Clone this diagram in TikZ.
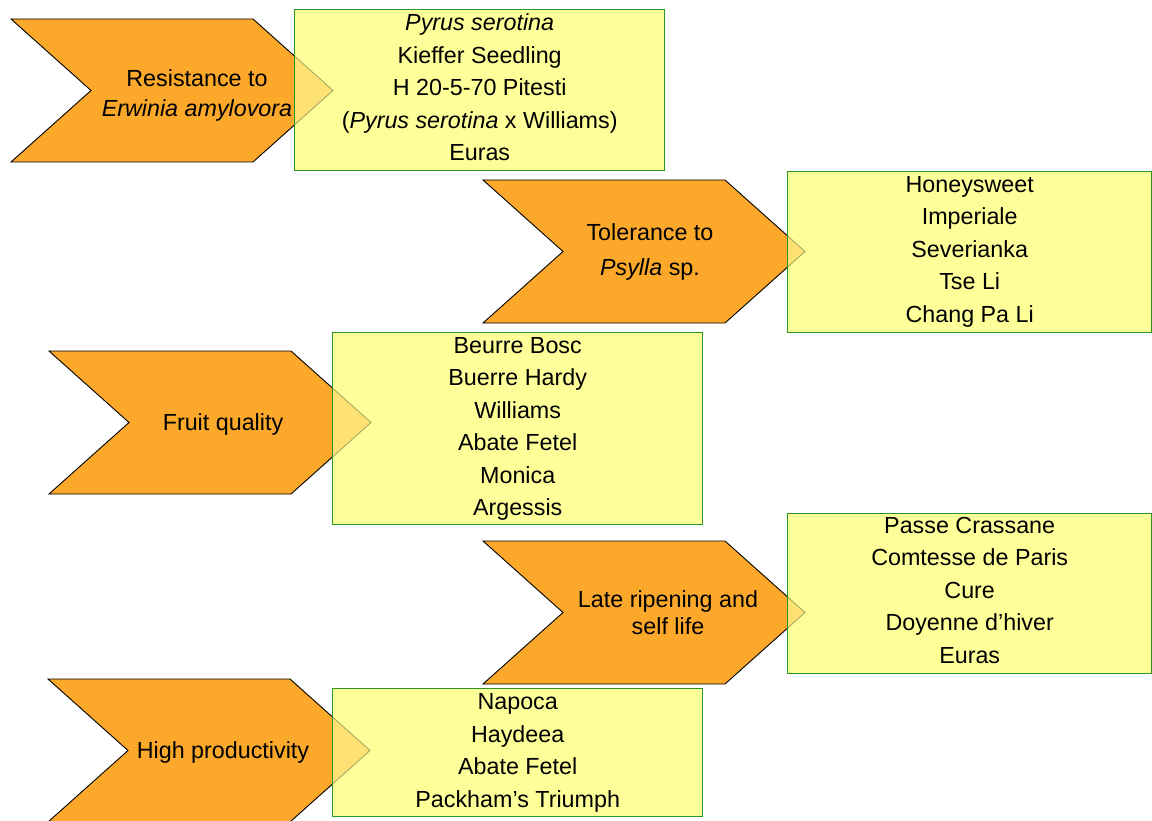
\documentclass[tikz,border=0pt]{standalone}
\usepackage{fontspec}
\setmainfont{Liberation Sans}
\definecolor{chevfill}{HTML}{FBA82B}
\definecolor{boxfill}{HTML}{FFFF99}
\definecolor{boxline}{HTML}{2A962A}
\newcommand{\listfont}{\fontsize{23.3}{32.5}\selectfont}
\newcommand{\labfont}{\fontsize{23.3}{30}\selectfont}
\begin{document}
\begin{tikzpicture}[x=1pt,y=-1pt,
  chev/.style={fill=chevfill, draw=black, line width=0.9pt, line join=miter},
  boxbase/.style={fill=boxfill, anchor=north west, inner sep=0pt},
  listbox/.style={draw=boxline, fill=boxfill, fill opacity=0.66, draw opacity=1,
    line width=1.4pt, anchor=north west, inner sep=0pt},
  listtext/.style={align=center, font=\listfont, inner sep=0pt},
  lab/.style={align=center, font=\labfont, inner sep=0pt},
  chevron/.pic={\path[chev] (0,0) -- (242,0) -- (322,71.5) -- (242,143) -- (0,143) -- (80,71.5) -- cycle;}]
\useasboundingbox (0,0) rectangle (1152,821);

% opaque yellow under the boxes
\node[boxbase, minimum width=370pt, minimum height=161pt] (b1) at (294,9) {};
\node[boxbase, minimum width=364pt, minimum height=161pt] (b2) at (787,171) {};
\node[boxbase, minimum width=370pt, minimum height=192pt] (b3) at (332,332) {};
\node[boxbase, minimum width=364pt, minimum height=160pt] (b4) at (787,513) {};
\node[boxbase, minimum width=370pt, minimum height=128pt] (b5) at (332,688) {};

% chevrons
\pic at (11,19) {chevron};
\pic at (483,180) {chevron};
\pic at (49,351) {chevron};
\pic at (483,541) {chevron};
\pic at (48,679) {chevron};

% translucent boxes over the chevron tips
\node[listbox, minimum width=370pt, minimum height=161pt] (r1) at (294,9) {};
\node[listbox, minimum width=364pt, minimum height=161pt] (r2) at (787,171) {};
\node[listbox, minimum width=370pt, minimum height=192pt] (r3) at (332,332) {};
\node[listbox, minimum width=364pt, minimum height=160pt] (r4) at (787,513) {};
\node[listbox, minimum width=370pt, minimum height=128pt] (r5) at (332,688) {};

% list texts
\node[listtext, yshift=3pt] (t1) at (r1.center)
  {\textit{Pyrus serotina}\\Kieffer Seedling\\H 20-5-70 Pitesti\\(\textit{Pyrus serotina} x Williams)\\Euras};
\node[listtext, yshift=0.5pt] (t2) at (r2.center)
  {Honeysweet\\Imperiale\\Severianka\\Tse Li\\Chang Pa Li};
\node[listtext, yshift=0pt] (t3) at (r3.center)
  {Beurre Bosc\\Buerre Hardy\\Williams\\Abate Fetel\\Monica\\Argessis};
\node[listtext, yshift=3.5pt] (t4) at (r4.center)
  {Passe Crassane\\Comtesse de Paris\\Cure\\Doyenne d’hiver\\Euras};
\node[listtext, yshift=0pt] (t5) at (r5.center)
  {Napoca\\Haydeea\\Abate Fetel\\Packham’s Triumph};

% chevron labels
\node[lab] (c1) at (197,95) {Resistance to\\\textit{Erwinia amylovora}};
\node[lab] (c2) at (650,252) {Tolerance to\\[5pt]\textit{Psylla} sp.};
\node[lab] (c3) at (223,424) {Fruit quality};
\node[lab] (c4) at (668,613) {Late ripening and\\[-3pt]self life};
\node[lab] (c5) at (223,752) {High productivity};
\end{tikzpicture}
\end{document}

● Given instruction:
Leave out the pictures and print every line of the data exactly.

● Result:
Clone this diagram in TikZ.
\documentclass[tikz,border=0pt]{standalone}
\usepackage{fontspec}
\setmainfont{Liberation Sans}
\definecolor{chevfill}{HTML}{FBA82B}
\definecolor{boxfill}{HTML}{FFFF99}
\definecolor{boxline}{HTML}{2A962A}
\newcommand{\listfont}{\fontsize{23.3}{32.5}\selectfont}
\newcommand{\labfont}{\fontsize{23.3}{30}\selectfont}
\begin{document}
\begin{tikzpicture}[x=1pt,y=-1pt,
  chev/.style={fill=chevfill, draw=black, line width=0.9pt, line join=miter},
  boxbase/.style={fill=boxfill, anchor=north west, inner sep=0pt},
  listbox/.style={draw=boxline, fill=boxfill, fill opacity=0.66, draw opacity=1,
    line width=1.4pt, anchor=north west, inner sep=0pt},
  listtext/.style={align=center, font=\listfont, inner sep=0pt},
  lab/.style={align=center, font=\labfont, inner sep=0pt},
  chevron/.pic={\path[chev] (0,0) -- (242,0) -- (322,71.5) -- (242,143) -- (0,143) -- (80,71.5) -- cycle;}]
\useasboundingbox (0,0) rectangle (1152,821);

% opaque yellow under the boxes
\node[boxbase, minimum width=370pt, minimum height=161pt] (b1) at (294,9) {};
\node[boxbase, minimum width=364pt, minimum height=161pt] (b2) at (787,171) {};
\node[boxbase, minimum width=370pt, minimum height=192pt] (b3) at (332,332) {};
\node[boxbase, minimum width=364pt, minimum height=160pt] (b4) at (787,513) {};
\node[boxbase, minimum width=370pt, minimum height=128pt] (b5) at (332,688) {};

% chevrons
\pic at (11,19) {chevron};
\pic at (483,180) {chevron};
\pic at (49,351) {chevron};
\pic at (483,541) {chevron};
\pic at (48,679) {chevron};

% translucent boxes over the chevron tips
\node[listbox, minimum width=370pt, minimum height=161pt] (r1) at (294,9) {};
\node[listbox, minimum width=364pt, minimum height=161pt] (r2) at (787,171) {};
\node[listbox, minimum width=370pt, minimum height=192pt] (r3) at (332,332) {};
\node[listbox, minimum width=364pt, minimum height=160pt] (r4) at (787,513) {};
\node[listbox, minimum width=370pt, minimum height=128pt] (r5) at (332,688) {};

% list texts
\node[listtext, yshift=3pt] (t1) at (r1.center)
  {\textit{Pyrus serotina}\\Kieffer Seedling\\H 20-5-70 Pitesti\\(\textit{Pyrus serotina} x Williams)\\Euras};
\node[listtext, yshift=0.5pt] (t2) at (r2.center)
  {Honeysweet\\Imperiale\\Severianka\\Tse Li\\Chang Pa Li};
\node[listtext, yshift=0pt] (t3) at (r3.center)
  {Beurre Bosc\\Buerre Hardy\\Williams\\Abate Fetel\\Monica\\Argessis};
\node[listtext, yshift=3.5pt] (t4) at (r4.center)
  {Passe Crassane\\Comtesse de Paris\\Cure\\Doyenne d’hiver\\Euras};
\node[listtext, yshift=0pt] (t5) at (r5.center)
  {Napoca\\Haydeea\\Abate Fetel\\Packham’s Triumph};

% chevron labels
\node[lab] (c1) at (197,95) {Resistance to\\\textit{Erwinia amylovora}};
\node[lab] (c2) at (650,252) {Tolerance to\\[5pt]\textit{Psylla} sp.};
\node[lab] (c3) at (223,424) {Fruit quality};
\node[lab] (c4) at (668,613) {Late ripening and\\[-3pt]self life};
\node[lab] (c5) at (223,752) {High productivity};
\end{tikzpicture}
\end{document}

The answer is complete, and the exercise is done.